## TASK DESCRIPTION
Collect all lines from the listing that include the string "chart".

## PROVIDED MATERIAL

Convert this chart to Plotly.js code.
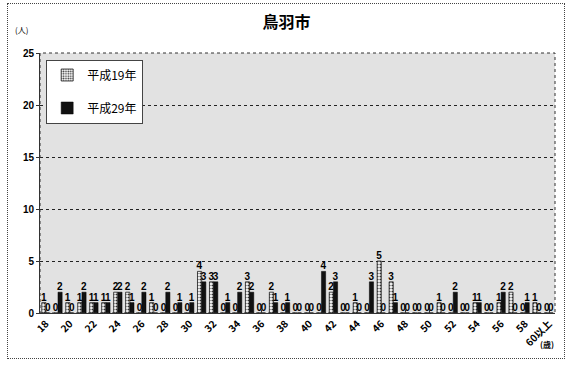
<!DOCTYPE html>
<html>
<head>
<meta charset="utf-8">
<script src="https://cdn.plot.ly/plotly-3.0.1.min.js"></script>
<style>
  html, body { margin: 0; padding: 0; background: #fff; }
  #wrap { position: relative; width: 573px; height: 365px; }
  #chart { width: 573px; height: 365px; }
  #frame { position: absolute; left: 7px; top: 3px; width: 556px; height: 354px; border: 1px dotted #444; pointer-events: none; }
</style>
</head>
<body>
<div id="wrap">
  <div id="chart"></div>
  <div id="frame"></div>
</div>
<script>
// Categories: ages 18..59 and 60以上
const ages = ['18','19','20','21','22','23','24','25','26','27','28','29','30','31','32','33','34','35','36','37','38','39','40','41','42','43','44','45','46','47','48','49','50','51','52','53','54','55','56','57','58','59','60以上'];
const h19 = [1,0,1,1,1,1,2,2,0,1,0,0,0,4,3,0,0,3,0,2,0,0,0,0,2,0,1,0,5,3,0,0,0,1,0,0,1,0,1,2,0,1,0];
const h29 = [0,2,0,2,1,1,2,1,2,0,2,1,1,3,3,1,2,2,0,1,1,0,0,4,3,0,0,3,0,1,0,0,0,0,2,0,1,0,2,0,1,0,0];
const tickAges = ['18','20','22','24','26','28','30','32','34','36','38','40','42','44','46','48','50','52','54','56','58','60以上'];
const seriesNames = ['平成19年','平成29年'];

const jp = '"Noto Sans CJK JP", "Noto Sans", sans-serif';
const labelFont = {family: 'Liberation Sans Narrow, Liberation Sans, sans-serif', size: 10, color: '#000', weight: 'bold'};

const traces = [
  {
    type: 'bar', name: seriesNames[0], x: ages, y: h19,
    text: h19.map(String), textposition: 'outside', cliponaxis: false,
    textfont: labelFont, outsidetextfont: labelFont, insidetextfont: labelFont,
    constraintext: 'none',
    marker: {color: '#ffffff', line: {color: '#222', width: 0.8},
             pattern: {shape: '.', fgcolor: '#333', bgcolor: '#fff', size: 3, solidity: 0.4}},
    legendgroup: 'a'
  },
  {
    type: 'bar', name: seriesNames[1], x: ages, y: h29,
    text: h29.map(String), textposition: 'outside', cliponaxis: false,
    textfont: labelFont, outsidetextfont: labelFont, insidetextfont: labelFont,
    constraintext: 'none',
    marker: {color: '#111111', line: {color: '#000', width: 0.5}},
    legendgroup: 'b'
  }
];

const layout = {
  width: 573, height: 365,
  margin: {l: 40, r: 18, t: 53, b: 52},
  paper_bgcolor: '#ffffff',
  plot_bgcolor: '#e2e2e2',
  font: {family: jp, color: '#000'},
  title: {text: '<b>鳥羽市</b>', font: {family: jp, size: 16, color: '#000'},
          x: 0.5, xref: 'container', y: 0.94, yref: 'container', yanchor: 'middle'},
  barmode: 'group', bargap: 0.3, bargroupgap: 0,
  showlegend: true,
  legend: {x: 0.012, y: 0.975, xanchor: 'left', yanchor: 'top',
           bgcolor: '#ffffff', bordercolor: '#444', borderwidth: 1,
           font: {family: jp, size: 12, color: '#000'},
           traceorder: 'grouped', tracegroupgap: 14, itemwidth: 30},
  xaxis: {
    type: 'category', tickmode: 'array', tickvals: tickAges, ticktext: tickAges,
    tickangle: -45, tickfont: {family: jp, size: 10, color: '#000', weight: 'bold'},
    ticks: 'inside', ticklen: 3, tickcolor: '#333',
    showline: true, linecolor: '#333', linewidth: 1,
    showgrid: false, zeroline: false
  },
  yaxis: {
    range: [0, 25], dtick: 5, tickmode: 'linear',
    tickfont: {family: 'Liberation Sans, sans-serif', size: 10, color: '#000', weight: 'bold'},
    ticks: 'outside', ticklen: 3, tickcolor: '#333',
    showgrid: true, gridcolor: '#222', griddash: 'dot', gridwidth: 1,
    showline: true, linecolor: '#333', linewidth: 1,
    zeroline: false
  },
  shapes: [
    {type: 'rect', xref: 'paper', yref: 'paper', x0: 0, x1: 1, y0: 0, y1: 1,
     line: {color: '#333', width: 1, dash: 'dot'}}
  ],
  annotations: [
    {text: '(人)', xref: 'paper', yref: 'paper', x: -0.035, y: 1.09, xanchor: 'center', yanchor: 'middle',
     showarrow: false, font: {family: jp, size: 8, color: '#000'}},
    {text: '(歳)', xref: 'paper', yref: 'paper', x: 0.985, y: -0.12, xanchor: 'center', yanchor: 'middle',
     showarrow: false, font: {family: jp, size: 8, color: '#000', weight: 'bold'}}
  ]
};

Plotly.newPlot('chart', traces, layout, {displayModeBar: false, staticPlot: true});
</script>
</body>
</html>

## ANSWER IN FULL
Convert this chart to Plotly.js code.
  #chart { width: 573px; height: 365px; }
  <div id="chart"></div>
Plotly.newPlot('chart', traces, layout, {displayModeBar: false, staticPlot: true});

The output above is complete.